The man with a backpack holds up a hand to his face. It is nearly impossible to tell if he's simply brushing off dust, or if he considers the sea through the camera of a smartphone. The sea’s beauty is welcome. The near-perfect symmetry of four chairs. A map of the African continent is propped up as a marker… for what? Imagine this place as a quayside, and imagine those who, nearing land, see the map from afar, its shape indistinct, lacking in use as tumbled plastic chairs. A world teeming with symbols, as patient for interpretation as a chair awaiting its sitter.
— Emmanuel Iduma
This picture was taken at the Place du Souvenir Africain, Dakar, Senegal.
I am fascinated with this place. It hosts several symbolic elements – the Museum of Woman (Musée de la Femme), a photographic gallery of the most significant African thinkers, politicians and intellectuals, and finally this monumental map of Africa. Very often when I come here I find people shooting music videos, skateboarding or rollerblading, doing parties, weddings or some thematic meetings. At some point I was coming here quite often to take pictures and to see how the urban life in Dakar is framed through this location.
The photograph bears in itself some kind of poetic relationship that does not need to be put in words but is sufficient as an image, I think. While all of these elements of the photograph may or may not be there, they happen to create a polyphonic relationship with each other. I find the image of the four empty chairs particularly mesmerizing.
In Dakar I walk around the city and watch. The photographs I take are results of a long-standing observation of urban life and its continuous changes. For a long time I have been attracted to some situations or urban installations and finally I managed to find words to describe what I was looking at and what I was searching for in this city. I am interested in the ways of ‘resisting violence’ by the city itself, by people, by the architecture and by their interaction. The violence of predatory constructions, violence of capitalism, violence of humans to each other and their environment. These forms of resistance finally take shape in unexpected ways of living the city, in its multiple and creative emanations.
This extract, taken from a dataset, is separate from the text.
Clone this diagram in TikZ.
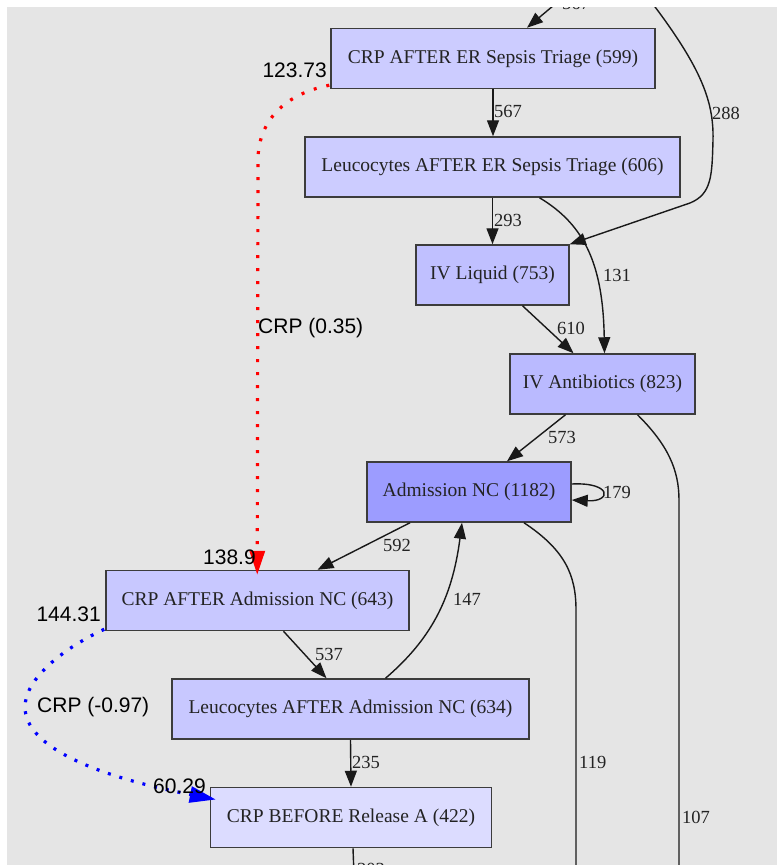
\documentclass[tikz,border=0pt]{standalone}
\usepackage{fontspec}
\setmainfont{Liberation Serif}
\newfontfamily\labsans{Liberation Sans}
\usetikzlibrary{arrows.meta,calc}
\definecolor{bgc}{RGB}{229,229,229}
\definecolor{bordc}{RGB}{60,60,60}
\definecolor{edgec}{RGB}{25,25,25}
\definecolor{txtc}{RGB}{35,35,35}
\definecolor{fA}{RGB}{204,204,255}
\definecolor{fB}{RGB}{192,192,255}
\definecolor{fC}{RGB}{186,186,255}
\definecolor{fD}{RGB}{156,156,255}
\definecolor{fE}{RGB}{200,200,255}
\definecolor{fF}{RGB}{220,220,255}
\begin{document}
\begin{tikzpicture}[x=1pt,y=-1pt,
  box/.style={draw=bordc, line width=1.5pt, inner sep=0pt, text=txtc,
    font=\fontsize{19.5}{22}\selectfont, minimum height=60pt},
  edge/.style={draw=edgec, line width=1.4pt, -{Triangle[length=16pt,width=12pt]}},
  plain/.style={draw=edgec, line width=1.4pt},
  elab/.style={text=txtc, font=\fontsize{18.5}{20}\selectfont, inner sep=0pt, anchor=west},
  slab/.style={text=black, font=\labsans\fontsize{21}{24}\selectfont, inner sep=0pt},
  reddot/.style={draw=red, line width=3.2pt, dash pattern=on 3pt off 10pt,
    -{Triangle[length=24pt,width=15pt]}},
  bluedot/.style={draw=blue, line width=3.2pt, dash pattern=on 3pt off 9pt,
    -{Triangle[length=26pt,width=16pt]}}]
\useasboundingbox (0,0) rectangle (777,865);
\fill[white] (0,0) rectangle (777,865);
\fill[bgc] (7,7) rectangle (777,865);
\begin{scope}
\clip (7,7) rectangle (777,865);
% nodes
\node[box, fill=fA, minimum width=324pt] (n599) at (493,58.5) {CRP AFTER ER Sepsis Triage (599)};
\node[box, fill=fA, minimum width=375pt] (n606) at (492.5,167) {Leucocytes AFTER ER Sepsis Triage (606)};
\node[box, fill=fB, minimum width=153pt] (nIVL) at (492.5,275) {IV Liquid (753)};
\node[box, fill=fC, minimum width=185pt] (nIVA) at (602.5,384) {IV Antibiotics (823)};
\node[box, fill=fD, minimum width=204pt] (nAdm) at (469,492) {Admission NC (1182)};
\node[box, fill=fE, minimum width=303pt] (nCRPa) at (257.5,600.5) {CRP AFTER Admission NC (643)};
\node[box, fill=fE, minimum width=357pt] (nLeua) at (350.5,709) {Leucocytes AFTER Admission NC (634)};
\node[box, fill=fF, minimum width=281pt] (nCRPb) at (351,817.5) {CRP BEFORE Release A (422)};
% free ends
\coordinate (ctop) at (566,-5);
\coordinate (c288) at (646,-5);
\coordinate (cb119) at (576,875);
\coordinate (cb107) at (679,875);
\coordinate (cbRel) at (354,875);
% edges
\draw[edge] (ctop) -- ($(n599.north)+(34,0)$);
\draw[edge] (c288) .. controls (700,65) and (714,100) .. (713,140)
   .. controls (712,175) and (712,194) .. (690,203) -- (nIVL.north east);
\draw[edge] (n599.south) -- (n599.south |- n606.north);
\draw[edge] (n606.south) -- (nIVL.north);
\draw[edge] ($(n606.south)+(47,0)$) .. controls (585,225) and (603,265) .. ($(nIVA.north)+(2,0)$);
\draw[edge] ($(nIVL.south)+(30,0)$) -- ($(nIVA.north)+(-29,0)$);
\draw[edge] ($(nIVA.south)+(-37,0)$) -- ($(nAdm.north)+(38,0)$);
\draw[edge] ($(nAdm.east)+(0,-8)$) .. controls (612,482) and (612,502) .. ($(nAdm.east)+(0,8)$);
\draw[edge] ($(nAdm.south)+(-59,0)$) -- ($(nCRPa.north)+(60,0)$);
\draw[edge] ($(nCRPa.south)+(26,0)$) -- ($(nLeua.north)+(-24,0)$);
\draw[edge] ($(nLeua.north)+(35,0)$) .. controls (430,640) and (452,600) .. ($(nAdm.south)+(-7,0)$);
\draw[edge] (nLeua.south) -- (nCRPb.north);
\draw[plain] ($(nAdm.south)+(55,0)$) .. controls (565,550) and (576,575) .. (576,610) -- (cb119);
\draw[plain] ($(nIVA.south)+(35,0)$) .. controls (668,445) and (679,470) .. (679,500) -- (cb107);
\draw[plain] ($(nCRPb.south)+(2,0)$) -- (cbRel);
% dotted relations
\draw[reddot] ($(n599.south west)+(-1,-4)$) .. controls (280,95) and (258,125) .. (258,160)
   -- ($(nCRPa.north west)+(152,5)$);
\draw[bluedot] ($(nCRPa.south west)+(-1,-2)$) .. controls (60,650) and (25,680) .. (25,707)
   .. controls (25,745) and (90,775) .. ($(nCRPb.west)+(6,-18)$);
% edge labels
\node[elab] at (562,3.5) {567};
\node[elab] at (494,111.5) {567};
\node[elab] at (712,113) {288};
\node[elab] at (494,220) {293};
\node[elab] at (603,275) {131};
\node[elab] at (557,328) {610};
\node[elab] at (548,437) {573};
\node[elab] at (603,492) {179};
\node[elab] at (383,545) {592};
\node[elab] at (315,654) {537};
\node[elab] at (453,599) {147};
\node[elab] at (352,762) {235};
\node[elab] at (579,762) {119};
\node[elab] at (682,817) {107};
\node[elab] at (357,869) {303};
% relation labels
\node[slab, anchor=east] at (327,70) {123.73};
\node[slab, anchor=west] at (258,328) {CRP (0.35)};
\node[slab, anchor=west] at (203,557) {138.9};
\node[slab, anchor=east] at (101,614) {144.31};
\node[slab, anchor=west] at (37,707) {CRP (-0.97)};
\node[slab, anchor=west] at (153,786) {60.29};
\end{scope}
\end{tikzpicture}
\end{document}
Photography is a very powerful tool. It allows us to try to capture what we see but also – especially analog photography that I use – always leaves space to the unexpected. You never know how the picture will turn out once the film is developed. Photography is a form of philosophy of contemplation, of ways of seeing, of paying attention, not stopping at the evidence or the first impressions. It is also a way of resisting the immediacy of contemporary life, to create meaningful gaps.